Task statement ->
Retype the data that follows line by line, exactly, and leave its pictures out.

Stored data ->
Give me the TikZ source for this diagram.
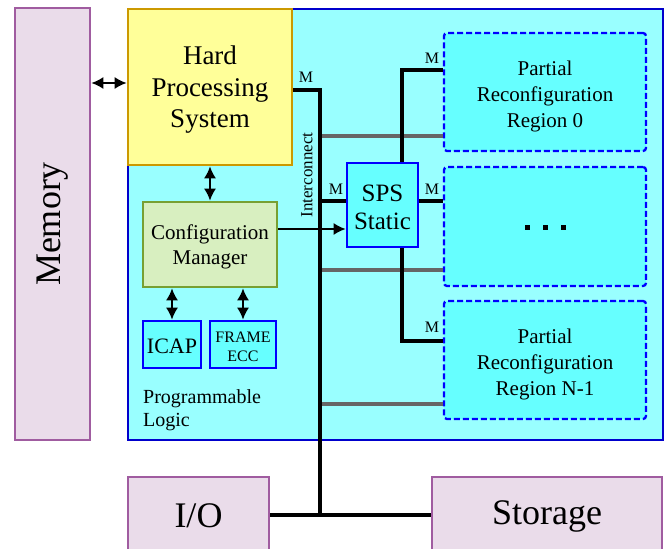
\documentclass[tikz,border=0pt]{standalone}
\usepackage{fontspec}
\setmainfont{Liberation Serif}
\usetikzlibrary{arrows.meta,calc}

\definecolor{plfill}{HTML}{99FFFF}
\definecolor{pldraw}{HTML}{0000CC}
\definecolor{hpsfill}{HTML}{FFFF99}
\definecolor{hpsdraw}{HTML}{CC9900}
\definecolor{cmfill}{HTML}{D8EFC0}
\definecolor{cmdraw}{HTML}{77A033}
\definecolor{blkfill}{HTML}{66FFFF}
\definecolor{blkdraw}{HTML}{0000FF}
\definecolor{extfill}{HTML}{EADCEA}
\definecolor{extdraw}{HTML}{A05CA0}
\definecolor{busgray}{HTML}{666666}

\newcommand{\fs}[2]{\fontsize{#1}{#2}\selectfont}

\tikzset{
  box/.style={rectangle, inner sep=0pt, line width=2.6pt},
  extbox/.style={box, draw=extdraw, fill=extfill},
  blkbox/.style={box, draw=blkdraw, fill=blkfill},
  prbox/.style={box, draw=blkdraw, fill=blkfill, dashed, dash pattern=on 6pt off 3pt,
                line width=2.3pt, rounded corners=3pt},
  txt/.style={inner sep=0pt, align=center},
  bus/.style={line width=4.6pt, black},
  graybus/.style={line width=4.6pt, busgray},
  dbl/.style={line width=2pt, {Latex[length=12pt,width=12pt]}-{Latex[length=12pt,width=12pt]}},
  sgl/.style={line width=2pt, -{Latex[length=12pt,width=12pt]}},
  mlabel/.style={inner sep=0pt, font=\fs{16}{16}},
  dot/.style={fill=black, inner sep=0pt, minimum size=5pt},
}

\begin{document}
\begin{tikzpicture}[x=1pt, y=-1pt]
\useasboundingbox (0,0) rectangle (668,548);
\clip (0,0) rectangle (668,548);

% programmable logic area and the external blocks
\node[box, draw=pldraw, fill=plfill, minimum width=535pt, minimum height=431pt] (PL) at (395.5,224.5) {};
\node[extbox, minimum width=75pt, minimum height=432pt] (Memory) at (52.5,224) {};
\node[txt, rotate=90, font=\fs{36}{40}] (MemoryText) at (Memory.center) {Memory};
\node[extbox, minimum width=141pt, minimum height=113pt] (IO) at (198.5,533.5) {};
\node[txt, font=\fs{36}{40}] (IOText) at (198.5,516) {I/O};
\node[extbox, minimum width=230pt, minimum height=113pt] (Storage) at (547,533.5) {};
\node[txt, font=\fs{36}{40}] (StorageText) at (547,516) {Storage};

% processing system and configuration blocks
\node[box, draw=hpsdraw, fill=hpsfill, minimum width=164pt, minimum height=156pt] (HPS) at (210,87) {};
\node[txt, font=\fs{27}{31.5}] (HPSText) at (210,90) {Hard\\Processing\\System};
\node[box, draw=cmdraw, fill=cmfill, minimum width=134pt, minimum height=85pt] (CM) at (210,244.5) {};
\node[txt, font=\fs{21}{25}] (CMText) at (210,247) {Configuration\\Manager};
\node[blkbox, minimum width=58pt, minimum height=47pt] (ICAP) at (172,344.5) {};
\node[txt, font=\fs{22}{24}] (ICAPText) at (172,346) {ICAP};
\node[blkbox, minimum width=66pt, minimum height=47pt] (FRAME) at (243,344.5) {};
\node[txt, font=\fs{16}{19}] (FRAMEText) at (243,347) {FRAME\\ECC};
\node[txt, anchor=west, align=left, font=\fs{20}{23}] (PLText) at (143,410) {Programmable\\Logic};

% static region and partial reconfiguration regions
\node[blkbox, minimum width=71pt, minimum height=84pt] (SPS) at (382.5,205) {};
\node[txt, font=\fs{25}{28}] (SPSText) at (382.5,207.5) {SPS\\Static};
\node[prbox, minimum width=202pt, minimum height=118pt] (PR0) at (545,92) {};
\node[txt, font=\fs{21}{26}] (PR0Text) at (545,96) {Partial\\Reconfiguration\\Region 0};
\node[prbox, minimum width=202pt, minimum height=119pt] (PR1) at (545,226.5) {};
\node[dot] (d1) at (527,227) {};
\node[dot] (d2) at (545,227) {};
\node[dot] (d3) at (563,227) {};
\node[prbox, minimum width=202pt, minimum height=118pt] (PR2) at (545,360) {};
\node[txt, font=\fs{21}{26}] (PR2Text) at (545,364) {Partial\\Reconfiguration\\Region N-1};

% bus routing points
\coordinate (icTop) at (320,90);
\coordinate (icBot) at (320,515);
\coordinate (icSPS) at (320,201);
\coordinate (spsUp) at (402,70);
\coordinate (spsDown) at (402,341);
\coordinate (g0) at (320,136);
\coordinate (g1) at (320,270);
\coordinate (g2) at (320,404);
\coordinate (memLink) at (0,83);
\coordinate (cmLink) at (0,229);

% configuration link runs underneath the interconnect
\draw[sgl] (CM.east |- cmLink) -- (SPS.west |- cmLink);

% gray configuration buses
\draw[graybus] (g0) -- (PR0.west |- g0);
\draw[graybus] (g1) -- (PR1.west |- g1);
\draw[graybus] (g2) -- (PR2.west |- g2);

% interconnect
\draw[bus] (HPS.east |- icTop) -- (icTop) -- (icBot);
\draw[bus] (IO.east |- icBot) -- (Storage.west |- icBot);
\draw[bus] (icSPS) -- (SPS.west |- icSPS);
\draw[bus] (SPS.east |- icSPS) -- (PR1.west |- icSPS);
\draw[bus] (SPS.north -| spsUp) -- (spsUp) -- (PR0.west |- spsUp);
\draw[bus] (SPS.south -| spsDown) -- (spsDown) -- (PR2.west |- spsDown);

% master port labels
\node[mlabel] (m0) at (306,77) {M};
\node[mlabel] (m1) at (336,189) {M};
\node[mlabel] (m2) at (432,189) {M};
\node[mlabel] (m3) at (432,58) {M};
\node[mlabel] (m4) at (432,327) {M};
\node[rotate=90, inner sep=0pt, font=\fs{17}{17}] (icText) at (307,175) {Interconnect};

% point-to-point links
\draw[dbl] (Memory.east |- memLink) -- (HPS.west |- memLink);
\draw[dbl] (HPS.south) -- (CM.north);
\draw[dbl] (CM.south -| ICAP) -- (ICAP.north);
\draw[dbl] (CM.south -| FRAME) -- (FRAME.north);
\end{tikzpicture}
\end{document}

Solved problem ->
Give me the TikZ source for this diagram.
\documentclass[tikz,border=0pt]{standalone}
\usepackage{fontspec}
\setmainfont{Liberation Serif}
\usetikzlibrary{arrows.meta,calc}

\definecolor{plfill}{HTML}{99FFFF}
\definecolor{pldraw}{HTML}{0000CC}
\definecolor{hpsfill}{HTML}{FFFF99}
\definecolor{hpsdraw}{HTML}{CC9900}
\definecolor{cmfill}{HTML}{D8EFC0}
\definecolor{cmdraw}{HTML}{77A033}
\definecolor{blkfill}{HTML}{66FFFF}
\definecolor{blkdraw}{HTML}{0000FF}
\definecolor{extfill}{HTML}{EADCEA}
\definecolor{extdraw}{HTML}{A05CA0}
\definecolor{busgray}{HTML}{666666}

\newcommand{\fs}[2]{\fontsize{#1}{#2}\selectfont}

\tikzset{
  box/.style={rectangle, inner sep=0pt, line width=2.6pt},
  extbox/.style={box, draw=extdraw, fill=extfill},
  blkbox/.style={box, draw=blkdraw, fill=blkfill},
  prbox/.style={box, draw=blkdraw, fill=blkfill, dashed, dash pattern=on 6pt off 3pt,
                line width=2.3pt, rounded corners=3pt},
  txt/.style={inner sep=0pt, align=center},
  bus/.style={line width=4.6pt, black},
  graybus/.style={line width=4.6pt, busgray},
  dbl/.style={line width=2pt, {Latex[length=12pt,width=12pt]}-{Latex[length=12pt,width=12pt]}},
  sgl/.style={line width=2pt, -{Latex[length=12pt,width=12pt]}},
  mlabel/.style={inner sep=0pt, font=\fs{16}{16}},
  dot/.style={fill=black, inner sep=0pt, minimum size=5pt},
}

\begin{document}
\begin{tikzpicture}[x=1pt, y=-1pt]
\useasboundingbox (0,0) rectangle (668,548);
\clip (0,0) rectangle (668,548);

% programmable logic area and the external blocks
\node[box, draw=pldraw, fill=plfill, minimum width=535pt, minimum height=431pt] (PL) at (395.5,224.5) {};
\node[extbox, minimum width=75pt, minimum height=432pt] (Memory) at (52.5,224) {};
\node[txt, rotate=90, font=\fs{36}{40}] (MemoryText) at (Memory.center) {Memory};
\node[extbox, minimum width=141pt, minimum height=113pt] (IO) at (198.5,533.5) {};
\node[txt, font=\fs{36}{40}] (IOText) at (198.5,516) {I/O};
\node[extbox, minimum width=230pt, minimum height=113pt] (Storage) at (547,533.5) {};
\node[txt, font=\fs{36}{40}] (StorageText) at (547,516) {Storage};

% processing system and configuration blocks
\node[box, draw=hpsdraw, fill=hpsfill, minimum width=164pt, minimum height=156pt] (HPS) at (210,87) {};
\node[txt, font=\fs{27}{31.5}] (HPSText) at (210,90) {Hard\\Processing\\System};
\node[box, draw=cmdraw, fill=cmfill, minimum width=134pt, minimum height=85pt] (CM) at (210,244.5) {};
\node[txt, font=\fs{21}{25}] (CMText) at (210,247) {Configuration\\Manager};
\node[blkbox, minimum width=58pt, minimum height=47pt] (ICAP) at (172,344.5) {};
\node[txt, font=\fs{22}{24}] (ICAPText) at (172,346) {ICAP};
\node[blkbox, minimum width=66pt, minimum height=47pt] (FRAME) at (243,344.5) {};
\node[txt, font=\fs{16}{19}] (FRAMEText) at (243,347) {FRAME\\ECC};
\node[txt, anchor=west, align=left, font=\fs{20}{23}] (PLText) at (143,410) {Programmable\\Logic};

% static region and partial reconfiguration regions
\node[blkbox, minimum width=71pt, minimum height=84pt] (SPS) at (382.5,205) {};
\node[txt, font=\fs{25}{28}] (SPSText) at (382.5,207.5) {SPS\\Static};
\node[prbox, minimum width=202pt, minimum height=118pt] (PR0) at (545,92) {};
\node[txt, font=\fs{21}{26}] (PR0Text) at (545,96) {Partial\\Reconfiguration\\Region 0};
\node[prbox, minimum width=202pt, minimum height=119pt] (PR1) at (545,226.5) {};
\node[dot] (d1) at (527,227) {};
\node[dot] (d2) at (545,227) {};
\node[dot] (d3) at (563,227) {};
\node[prbox, minimum width=202pt, minimum height=118pt] (PR2) at (545,360) {};
\node[txt, font=\fs{21}{26}] (PR2Text) at (545,364) {Partial\\Reconfiguration\\Region N-1};

% bus routing points
\coordinate (icTop) at (320,90);
\coordinate (icBot) at (320,515);
\coordinate (icSPS) at (320,201);
\coordinate (spsUp) at (402,70);
\coordinate (spsDown) at (402,341);
\coordinate (g0) at (320,136);
\coordinate (g1) at (320,270);
\coordinate (g2) at (320,404);
\coordinate (memLink) at (0,83);
\coordinate (cmLink) at (0,229);

% configuration link runs underneath the interconnect
\draw[sgl] (CM.east |- cmLink) -- (SPS.west |- cmLink);

% gray configuration buses
\draw[graybus] (g0) -- (PR0.west |- g0);
\draw[graybus] (g1) -- (PR1.west |- g1);
\draw[graybus] (g2) -- (PR2.west |- g2);

% interconnect
\draw[bus] (HPS.east |- icTop) -- (icTop) -- (icBot);
\draw[bus] (IO.east |- icBot) -- (Storage.west |- icBot);
\draw[bus] (icSPS) -- (SPS.west |- icSPS);
\draw[bus] (SPS.east |- icSPS) -- (PR1.west |- icSPS);
\draw[bus] (SPS.north -| spsUp) -- (spsUp) -- (PR0.west |- spsUp);
\draw[bus] (SPS.south -| spsDown) -- (spsDown) -- (PR2.west |- spsDown);

% master port labels
\node[mlabel] (m0) at (306,77) {M};
\node[mlabel] (m1) at (336,189) {M};
\node[mlabel] (m2) at (432,189) {M};
\node[mlabel] (m3) at (432,58) {M};
\node[mlabel] (m4) at (432,327) {M};
\node[rotate=90, inner sep=0pt, font=\fs{17}{17}] (icText) at (307,175) {Interconnect};

% point-to-point links
\draw[dbl] (Memory.east |- memLink) -- (HPS.west |- memLink);
\draw[dbl] (HPS.south) -- (CM.north);
\draw[dbl] (CM.south -| ICAP) -- (ICAP.north);
\draw[dbl] (CM.south -| FRAME) -- (FRAME.north);
\end{tikzpicture}
\end{document}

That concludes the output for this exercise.